20 years in the making
“IBM has been working for 20 years on the magnetic random access memory, or MRAM, starting from a DARPA [Defense Advanced Research Project Agency] funded research project, along with Motorola, on field-switched MRAM,” Daniel Worledge, lead researcher, distinguished research staff member and senior manager of MRAM at IBM Research (Yorktown Heights, N.Y.) told EE Times. “IBM's John Slonczewski invented the spin-torque switching method for MRAM back in 1996, but at first we thought the field-switched method was best.”

“We switched to the spin torque technique after a DARPA-funded research project with Motorola. Now we are celebrating its 20th anniversary after having scaled down the design to 11-nanometer in collaboration with Samsung,” said Worledge.

Worledge does not believe that IBM's STT MRAM will replace DRAM anytime soon but believes it can replace embedded flash, since SST MRAM is easier to embed, faster and has unlimited reads and writes, unlike flash which is typically limited to 10,000. Next IBM plans to optimize the cell's engineering parameters, for mass production with a partner in as little as three years.

Each bit-cell of a spin transfer torque (STT) magnetic random access memory (MRAM) contains one transistor and one tunnel junction arranged vertically.  The tunnel junction is composed of a fixed magnet whose north pole always points up, and a free magnet whose north pole points up or down depending on whether it is storing a '0' or '1', respectively. It is programmed by merely passing a 7.5 microamp current through it in the direction of desired polarization.(Source: IBM)

Each bit-cell of a spin transfer torque (STT) magnetic random access memory (MRAM) contains one transistor and one tunnel junction arranged vertically.  The tunnel junction is composed of a fixed magnet whose north pole always points up, and a free magnet whose north pole points up or down depending on whether it is storing a '0' or '1', respectively.

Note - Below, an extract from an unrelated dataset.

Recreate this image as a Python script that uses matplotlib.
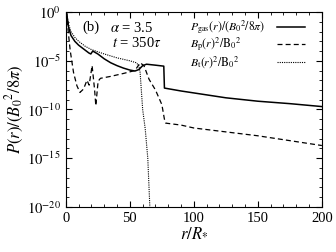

It is programmed by merely passing a 7.5 microamp current through it in the direction of desired polarization.

(Source: IBM)

A transmission electron microscope (TEM) image of a single 11-nanometer junction of IBM's spin-transfer torque (STT) magnetic random access memory (MRAM).(Source: IBM)

A transmission electron microscope (TEM) image of a single 11-nanometer junction of IBM's spin-transfer torque (STT) magnetic random access memory (MRAM).
(Source: IBM)

The biggest challenge that the IBM/Samsung overcame was building a vertically oriented cell.

“We knew back in 2009 that to scale as well or better than DRAM we had to have a vertical magnetic cell, just as DRAM has to have a vertical capacitive cell,” Worledge told EE Times. “But it took our earlier collaboration with TDK to create the vertical architecture. We also partnered with Micron briefly, which continues to work on MRAM, but it took our partnership with Samsung, which had its MRAM Forum at out Zurich Lab last week, to scale the vertical architecture down to 11-nanometers with a clear path to 10-nanometers.”